_Given information_:
## begin

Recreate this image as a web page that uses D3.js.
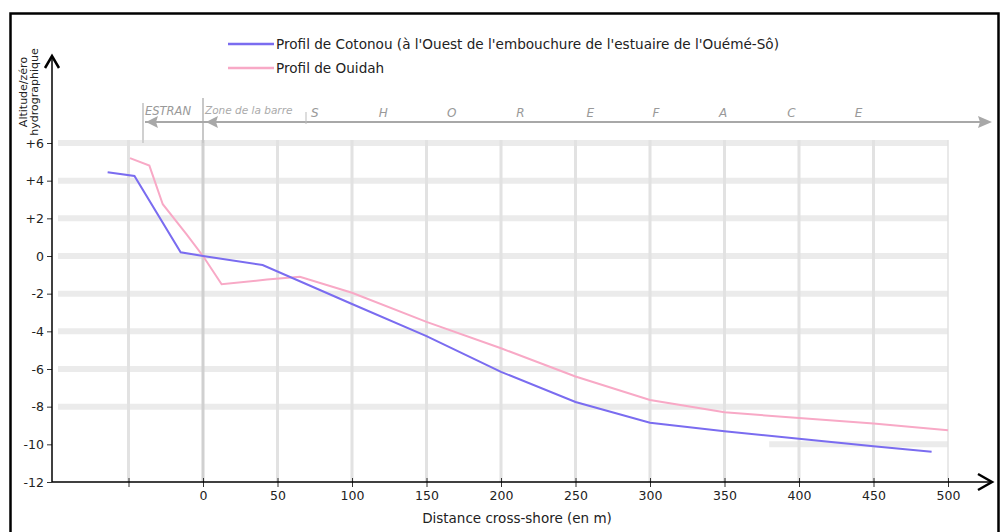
<!DOCTYPE html>
<html><head><meta charset="utf-8">
<script src="https://cdn.jsdelivr.net/npm/d3@7"></script>
<style>body{margin:0;background:#fff;} svg{display:block;font-family:"DejaVu Sans",Arial,sans-serif;}</style>
</head><body>
<svg id="c" width="1004" height="532"></svg>
<script>
// ---- data ----
const cotonouX = [-64, -46, -15, 0, 40, 100, 150, 200, 250, 300, 350, 400, 450, 489];
const cotonouY = [4.45, 4.25, 0.2, 0, -0.48, -2.55, -4.25, -6.15, -7.75, -8.85, -9.3, -9.7, -10.1, -10.4];
const ouidahX = [-49, -36, -27, -11, 0, 12.5, 43, 65, 100, 150, 200, 250, 300, 350, 400, 450, 500];
const ouidahY = [5.2, 4.8, 2.75, 1.15, 0, -1.5, -1.25, -1.1, -1.95, -3.5, -4.9, -6.4, -7.65, -8.3, -8.6, -8.9, -9.25];
const xTicks = [-50, 0, 50, 100, 150, 200, 250, 300, 350, 400, 450, 500];
const xTickLabels = ["", "0", "50", "100", "150", "200", "250", "300", "350", "400", "450", "500"];
const yTicks = [6, 4, 2, 0, -2, -4, -6, -8, -10, -12];
const yTickLabels = ["+6", "+4", "+2", "0", "-2", "-4", "-6", "-8", "-10", "-12"];
const bandValues = [6, 4, 2, 0, -2, -4, -6, -8];
const zoneLetters = ["S", "H", "O", "R", "E", "F", "A", "C", "E"];
const zoneLetterX = [75, 121, 167, 213, 260, 304, 349, 395, 440];
const seriesNames = ["Profil de Cotonou (à l'Ouest de l'embouchure de l'estuaire de l'Ouémé-Sô)", "Profil de Ouidah"];
const seriesColors = ["#7a6cf0", "#f8a9c6"];

const FONT = "'DejaVu Sans', Arial, sans-serif";
const svg = d3.select("#c");
const x = d3.scaleLinear().domain([0, 500]).range([203, 948]);
const y = d3.scaleLinear().domain([-12, 6]).range([482, 143]);
const axisX0 = 52;

// border
svg.append("rect").attr("x", 10.5).attr("y", 13.5).attr("width", 988).attr("height", 530)
  .attr("fill", "none").attr("stroke", "#000").attr("stroke-width", 2.5);

// grid bands
svg.selectAll(".band").data(bandValues).enter().append("line")
  .attr("x1", 58).attr("x2", x(500)).attr("y1", d => y(d)).attr("y2", d => y(d))
  .attr("stroke", "#ebebeb").attr("stroke-width", 6);
svg.append("line").attr("x1", x(380)).attr("x2", x(500)).attr("y1", y(-10)).attr("y2", y(-10))
  .attr("stroke", "#ebebeb").attr("stroke-width", 6);
// vertical grid
svg.selectAll(".vg").data(xTicks).enter().append("line")
  .attr("x1", d => x(d)).attr("x2", d => x(d)).attr("y1", y(6) - 3).attr("y2", y(-12))
  .attr("stroke", d => d === 0 ? "#d0d0d0" : "#e2e2e2").attr("stroke-width", d => d === 500 ? 1.5 : 3);

// top zone annotation
const gray = "#a8a8a8";
svg.append("line").attr("x1", x(0)).attr("x2", x(0)).attr("y1", 98).attr("y2", y(6))
  .attr("stroke", "#c8c8c8").attr("stroke-width", 2);
svg.append("line").attr("x1", 143).attr("x2", 143).attr("y1", 103).attr("y2", y(6))
  .attr("stroke", "#d0d0d0").attr("stroke-width", 2);
svg.append("line").attr("x1", 145).attr("x2", 982).attr("y1", 122).attr("y2", 122)
  .attr("stroke", gray).attr("stroke-width", 2);
svg.append("line").attr("x1", 306).attr("x2", 306).attr("y1", 112).attr("y2", 124)
  .attr("stroke", "#bbb").attr("stroke-width", 1);
svg.append("path").attr("d", "M146,122 L158,116 L156,122 L158,128 Z").attr("fill", gray);
svg.append("path").attr("d", "M206,122 L218,116 L216,122 L218,128 Z").attr("fill", gray);
svg.append("path").attr("d", "M992,122 L978,116 L980,122 L978,128 Z").attr("fill", gray);
svg.append("text").attr("x", 145).attr("y", 115).attr("font-size", 11.5).attr("font-style", "italic")
  .attr("fill", "#999").text("ESTRAN");
svg.append("text").attr("x", 205).attr("y", 114).attr("font-size", 10.5).attr("font-style", "italic")
  .attr("fill", "#aaa").text("Zone de la barre");
svg.selectAll(".zl").data(zoneLetters).enter().append("text")
  .attr("x", (d, i) => x(zoneLetterX[i])).attr("y", 117).attr("font-size", 12).attr("font-style", "italic")
  .attr("fill", "#999").attr("text-anchor", "middle").text(d => d);

// lines
const line = d3.line().x(d => x(d[0])).y(d => y(d[1]));
const ouidah = ouidahX.map((v, i) => [v, ouidahY[i]]);
const cotonou = cotonouX.map((v, i) => [v, cotonouY[i]]);
svg.append("path").datum(ouidah).attr("d", line).attr("fill", "none")
  .attr("stroke", seriesColors[1]).attr("stroke-width", 2);
svg.append("path").datum(cotonou).attr("d", line).attr("fill", "none")
  .attr("stroke", seriesColors[0]).attr("stroke-width", 2);

// axes
const ax = svg.append("g").attr("transform", `translate(0,${y(-12)})`)
  .call(d3.axisBottom(x).tickValues(xTicks).tickFormat((d, i) => xTickLabels[i]).tickSize(5).tickPadding(4));
ax.select(".domain").remove();
ax.selectAll("text").attr("font-size", 12.5).attr("fill", "#222").attr("font-family", FONT);
ax.selectAll("line").attr("stroke", "#333").attr("y1", -4);
svg.append("line").attr("x1", axisX0).attr("x2", 990).attr("y1", y(-12)).attr("y2", y(-12))
  .attr("stroke", "#000").attr("stroke-width", 1.5);
svg.append("path").attr("d", `M978,${y(-12) - 8} L992,${y(-12)} L978,${y(-12) + 8}`)
  .attr("fill", "none").attr("stroke", "#000").attr("stroke-width", 2.5);

const ay = svg.append("g").attr("transform", `translate(${axisX0},0)`)
  .call(d3.axisLeft(y).tickValues(yTicks).tickFormat((d, i) => yTickLabels[i]).tickSize(5).tickPadding(3));
ay.select(".domain").remove();
ay.selectAll("text").attr("font-size", 12.5).attr("fill", "#222").attr("font-family", FONT);
ay.selectAll("line").attr("stroke", "#333");
svg.append("line").attr("x1", axisX0).attr("x2", axisX0).attr("y1", y(-12)).attr("y2", 56)
  .attr("stroke", "#000").attr("stroke-width", 1.5);
svg.append("path").attr("d", `M${axisX0 - 7},68 L${axisX0},56 L${axisX0 + 7},68`)
  .attr("fill", "none").attr("stroke", "#000").attr("stroke-width", 2.5);

// axis titles
const yt = svg.append("text").attr("transform", "translate(27,92) rotate(-90)")
  .attr("font-size", 11).attr("text-anchor", "middle").attr("fill", "#222");
yt.append("tspan").attr("x", 0).attr("dy", 0).text("Altitude/zéro");
yt.append("tspan").attr("x", 0).attr("dy", 11).text("hydrographique");
svg.append("text").attr("x", 517).attr("y", 523).attr("text-anchor", "middle")
  .attr("font-size", 13.5).attr("fill", "#222").text("Distance cross-shore (en m)");

// legend
const lg = svg.selectAll(".lg").data(seriesNames).enter().append("g")
  .attr("transform", (d, i) => `translate(228,${44 + i * 24})`);
lg.append("line").attr("x1", 0).attr("x2", 46).attr("stroke", (d, i) => seriesColors[i]).attr("stroke-width", 2.5);
lg.append("text").attr("x", 48).attr("y", 5).attr("font-size", 13.6).attr("fill", "#222").text(d => d);
</script>
</body></html>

## end

_Given task_:
Skip every picture and transcribe the data above exactly.

_Complete output_:
Recreate this image as a web page that uses D3.js.
<!DOCTYPE html>
<html><head><meta charset="utf-8">
<script src="https://cdn.jsdelivr.net/npm/d3@7"></script>
<style>body{margin:0;background:#fff;} svg{display:block;font-family:"DejaVu Sans",Arial,sans-serif;}</style>
</head><body>
<svg id="c" width="1004" height="532"></svg>
<script>
// ---- data ----
const cotonouX = [-64, -46, -15, 0, 40, 100, 150, 200, 250, 300, 350, 400, 450, 489];
const cotonouY = [4.45, 4.25, 0.2, 0, -0.48, -2.55, -4.25, -6.15, -7.75, -8.85, -9.3, -9.7, -10.1, -10.4];
const ouidahX = [-49, -36, -27, -11, 0, 12.5, 43, 65, 100, 150, 200, 250, 300, 350, 400, 450, 500];
const ouidahY = [5.2, 4.8, 2.75, 1.15, 0, -1.5, -1.25, -1.1, -1.95, -3.5, -4.9, -6.4, -7.65, -8.3, -8.6, -8.9, -9.25];
const xTicks = [-50, 0, 50, 100, 150, 200, 250, 300, 350, 400, 450, 500];
const xTickLabels = ["", "0", "50", "100", "150", "200", "250", "300", "350", "400", "450", "500"];
const yTicks = [6, 4, 2, 0, -2, -4, -6, -8, -10, -12];
const yTickLabels = ["+6", "+4", "+2", "0", "-2", "-4", "-6", "-8", "-10", "-12"];
const bandValues = [6, 4, 2, 0, -2, -4, -6, -8];
const zoneLetters = ["S", "H", "O", "R", "E", "F", "A", "C", "E"];
const zoneLetterX = [75, 121, 167, 213, 260, 304, 349, 395, 440];
const seriesNames = ["Profil de Cotonou (à l'Ouest de l'embouchure de l'estuaire de l'Ouémé-Sô)", "Profil de Ouidah"];
const seriesColors = ["#7a6cf0", "#f8a9c6"];

const FONT = "'DejaVu Sans', Arial, sans-serif";
const svg = d3.select("#c");
const x = d3.scaleLinear().domain([0, 500]).range([203, 948]);
const y = d3.scaleLinear().domain([-12, 6]).range([482, 143]);
const axisX0 = 52;

// border
svg.append("rect").attr("x", 10.5).attr("y", 13.5).attr("width", 988).attr("height", 530)
  .attr("fill", "none").attr("stroke", "#000").attr("stroke-width", 2.5);

// grid bands
svg.selectAll(".band").data(bandValues).enter().append("line")
  .attr("x1", 58).attr("x2", x(500)).attr("y1", d => y(d)).attr("y2", d => y(d))
  .attr("stroke", "#ebebeb").attr("stroke-width", 6);
svg.append("line").attr("x1", x(380)).attr("x2", x(500)).attr("y1", y(-10)).attr("y2", y(-10))
  .attr("stroke", "#ebebeb").attr("stroke-width", 6);
// vertical grid
svg.selectAll(".vg").data(xTicks).enter().append("line")
  .attr("x1", d => x(d)).attr("x2", d => x(d)).attr("y1", y(6) - 3).attr("y2", y(-12))
  .attr("stroke", d => d === 0 ? "#d0d0d0" : "#e2e2e2").attr("stroke-width", d => d === 500 ? 1.5 : 3);

// top zone annotation
const gray = "#a8a8a8";
svg.append("line").attr("x1", x(0)).attr("x2", x(0)).attr("y1", 98).attr("y2", y(6))
  .attr("stroke", "#c8c8c8").attr("stroke-width", 2);
svg.append("line").attr("x1", 143).attr("x2", 143).attr("y1", 103).attr("y2", y(6))
  .attr("stroke", "#d0d0d0").attr("stroke-width", 2);
svg.append("line").attr("x1", 145).attr("x2", 982).attr("y1", 122).attr("y2", 122)
  .attr("stroke", gray).attr("stroke-width", 2);
svg.append("line").attr("x1", 306).attr("x2", 306).attr("y1", 112).attr("y2", 124)
  .attr("stroke", "#bbb").attr("stroke-width", 1);
svg.append("path").attr("d", "M146,122 L158,116 L156,122 L158,128 Z").attr("fill", gray);
svg.append("path").attr("d", "M206,122 L218,116 L216,122 L218,128 Z").attr("fill", gray);
svg.append("path").attr("d", "M992,122 L978,116 L980,122 L978,128 Z").attr("fill", gray);
svg.append("text").attr("x", 145).attr("y", 115).attr("font-size", 11.5).attr("font-style", "italic")
  .attr("fill", "#999").text("ESTRAN");
svg.append("text").attr("x", 205).attr("y", 114).attr("font-size", 10.5).attr("font-style", "italic")
  .attr("fill", "#aaa").text("Zone de la barre");
svg.selectAll(".zl").data(zoneLetters).enter().append("text")
  .attr("x", (d, i) => x(zoneLetterX[i])).attr("y", 117).attr("font-size", 12).attr("font-style", "italic")
  .attr("fill", "#999").attr("text-anchor", "middle").text(d => d);

// lines
const line = d3.line().x(d => x(d[0])).y(d => y(d[1]));
const ouidah = ouidahX.map((v, i) => [v, ouidahY[i]]);
const cotonou = cotonouX.map((v, i) => [v, cotonouY[i]]);
svg.append("path").datum(ouidah).attr("d", line).attr("fill", "none")
  .attr("stroke", seriesColors[1]).attr("stroke-width", 2);
svg.append("path").datum(cotonou).attr("d", line).attr("fill", "none")
  .attr("stroke", seriesColors[0]).attr("stroke-width", 2);

// axes
const ax = svg.append("g").attr("transform", `translate(0,${y(-12)})`)
  .call(d3.axisBottom(x).tickValues(xTicks).tickFormat((d, i) => xTickLabels[i]).tickSize(5).tickPadding(4));
ax.select(".domain").remove();
ax.selectAll("text").attr("font-size", 12.5).attr("fill", "#222").attr("font-family", FONT);
ax.selectAll("line").attr("stroke", "#333").attr("y1", -4);
svg.append("line").attr("x1", axisX0).attr("x2", 990).attr("y1", y(-12)).attr("y2", y(-12))
  .attr("stroke", "#000").attr("stroke-width", 1.5);
svg.append("path").attr("d", `M978,${y(-12) - 8} L992,${y(-12)} L978,${y(-12) + 8}`)
  .attr("fill", "none").attr("stroke", "#000").attr("stroke-width", 2.5);

const ay = svg.append("g").attr("transform", `translate(${axisX0},0)`)
  .call(d3.axisLeft(y).tickValues(yTicks).tickFormat((d, i) => yTickLabels[i]).tickSize(5).tickPadding(3));
ay.select(".domain").remove();
ay.selectAll("text").attr("font-size", 12.5).attr("fill", "#222").attr("font-family", FONT);
ay.selectAll("line").attr("stroke", "#333");
svg.append("line").attr("x1", axisX0).attr("x2", axisX0).attr("y1", y(-12)).attr("y2", 56)
  .attr("stroke", "#000").attr("stroke-width", 1.5);
svg.append("path").attr("d", `M${axisX0 - 7},68 L${axisX0},56 L${axisX0 + 7},68`)
  .attr("fill", "none").attr("stroke", "#000").attr("stroke-width", 2.5);

// axis titles
const yt = svg.append("text").attr("transform", "translate(27,92) rotate(-90)")
  .attr("font-size", 11).attr("text-anchor", "middle").attr("fill", "#222");
yt.append("tspan").attr("x", 0).attr("dy", 0).text("Altitude/zéro");
yt.append("tspan").attr("x", 0).attr("dy", 11).text("hydrographique");
svg.append("text").attr("x", 517).attr("y", 523).attr("text-anchor", "middle")
  .attr("font-size", 13.5).attr("fill", "#222").text("Distance cross-shore (en m)");

// legend
const lg = svg.selectAll(".lg").data(seriesNames).enter().append("g")
  .attr("transform", (d, i) => `translate(228,${44 + i * 24})`);
lg.append("line").attr("x1", 0).attr("x2", 46).attr("stroke", (d, i) => seriesColors[i]).attr("stroke-width", 2.5);
lg.append("text").attr("x", 48).attr("y", 5).attr("font-size", 13.6).attr("fill", "#222").text(d => d);
</script>
</body></html>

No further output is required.